(Given instruction) Copy out all the lines exactly. Omit pictures.
-- start of Dataset content --
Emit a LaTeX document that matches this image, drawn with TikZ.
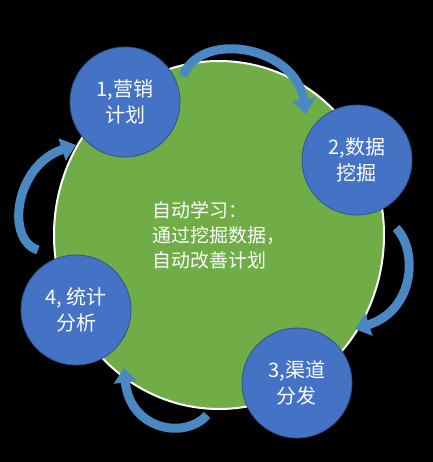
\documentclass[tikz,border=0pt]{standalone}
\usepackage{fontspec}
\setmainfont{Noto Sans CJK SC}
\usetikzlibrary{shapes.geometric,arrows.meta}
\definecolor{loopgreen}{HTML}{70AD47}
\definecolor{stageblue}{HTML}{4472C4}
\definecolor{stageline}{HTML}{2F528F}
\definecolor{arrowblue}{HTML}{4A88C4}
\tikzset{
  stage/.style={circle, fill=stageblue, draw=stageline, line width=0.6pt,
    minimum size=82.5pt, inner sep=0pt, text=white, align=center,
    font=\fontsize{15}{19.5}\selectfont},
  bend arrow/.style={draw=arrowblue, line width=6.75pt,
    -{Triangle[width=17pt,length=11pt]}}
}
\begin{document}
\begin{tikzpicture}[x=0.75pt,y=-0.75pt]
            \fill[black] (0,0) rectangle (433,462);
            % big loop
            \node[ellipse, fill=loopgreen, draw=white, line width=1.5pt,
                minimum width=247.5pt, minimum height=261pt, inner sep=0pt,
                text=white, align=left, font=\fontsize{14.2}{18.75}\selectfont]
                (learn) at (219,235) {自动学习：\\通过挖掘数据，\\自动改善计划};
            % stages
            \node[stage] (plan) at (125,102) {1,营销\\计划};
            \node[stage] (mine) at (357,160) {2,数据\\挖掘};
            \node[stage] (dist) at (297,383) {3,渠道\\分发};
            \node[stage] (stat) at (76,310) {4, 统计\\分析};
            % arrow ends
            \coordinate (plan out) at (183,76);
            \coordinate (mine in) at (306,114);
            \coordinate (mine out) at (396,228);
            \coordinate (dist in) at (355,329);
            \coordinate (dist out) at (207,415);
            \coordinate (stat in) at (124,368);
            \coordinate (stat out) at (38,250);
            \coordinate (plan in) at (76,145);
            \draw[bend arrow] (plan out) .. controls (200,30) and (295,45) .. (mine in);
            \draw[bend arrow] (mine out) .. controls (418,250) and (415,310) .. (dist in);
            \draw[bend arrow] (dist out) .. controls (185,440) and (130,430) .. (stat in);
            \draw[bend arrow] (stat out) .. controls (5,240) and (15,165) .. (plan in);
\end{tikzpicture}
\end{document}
-- end of Dataset content --
(Solution to this task)
Emit a LaTeX document that matches this image, drawn with TikZ.
\documentclass[tikz,border=0pt]{standalone}
\usepackage{fontspec}
\setmainfont{Noto Sans CJK SC}
\usetikzlibrary{shapes.geometric,arrows.meta}
\definecolor{loopgreen}{HTML}{70AD47}
\definecolor{stageblue}{HTML}{4472C4}
\definecolor{stageline}{HTML}{2F528F}
\definecolor{arrowblue}{HTML}{4A88C4}
\tikzset{
  stage/.style={circle, fill=stageblue, draw=stageline, line width=0.6pt,
    minimum size=82.5pt, inner sep=0pt, text=white, align=center,
    font=\fontsize{15}{19.5}\selectfont},
  bend arrow/.style={draw=arrowblue, line width=6.75pt,
    -{Triangle[width=17pt,length=11pt]}}
}
\begin{document}
\begin{tikzpicture}[x=0.75pt,y=-0.75pt]
            \fill[black] (0,0) rectangle (433,462);
            % big loop
            \node[ellipse, fill=loopgreen, draw=white, line width=1.5pt,
                minimum width=247.5pt, minimum height=261pt, inner sep=0pt,
                text=white, align=left, font=\fontsize{14.2}{18.75}\selectfont]
                (learn) at (219,235) {自动学习：\\通过挖掘数据，\\自动改善计划};
            % stages
            \node[stage] (plan) at (125,102) {1,营销\\计划};
            \node[stage] (mine) at (357,160) {2,数据\\挖掘};
            \node[stage] (dist) at (297,383) {3,渠道\\分发};
            \node[stage] (stat) at (76,310) {4, 统计\\分析};
            % arrow ends
            \coordinate (plan out) at (183,76);
            \coordinate (mine in) at (306,114);
            \coordinate (mine out) at (396,228);
            \coordinate (dist in) at (355,329);
            \coordinate (dist out) at (207,415);
            \coordinate (stat in) at (124,368);
            \coordinate (stat out) at (38,250);
            \coordinate (plan in) at (76,145);
            \draw[bend arrow] (plan out) .. controls (200,30) and (295,45) .. (mine in);
            \draw[bend arrow] (mine out) .. controls (418,250) and (415,310) .. (dist in);
            \draw[bend arrow] (dist out) .. controls (185,440) and (130,430) .. (stat in);
            \draw[bend arrow] (stat out) .. controls (5,240) and (15,165) .. (plan in);
\end{tikzpicture}
\end{document}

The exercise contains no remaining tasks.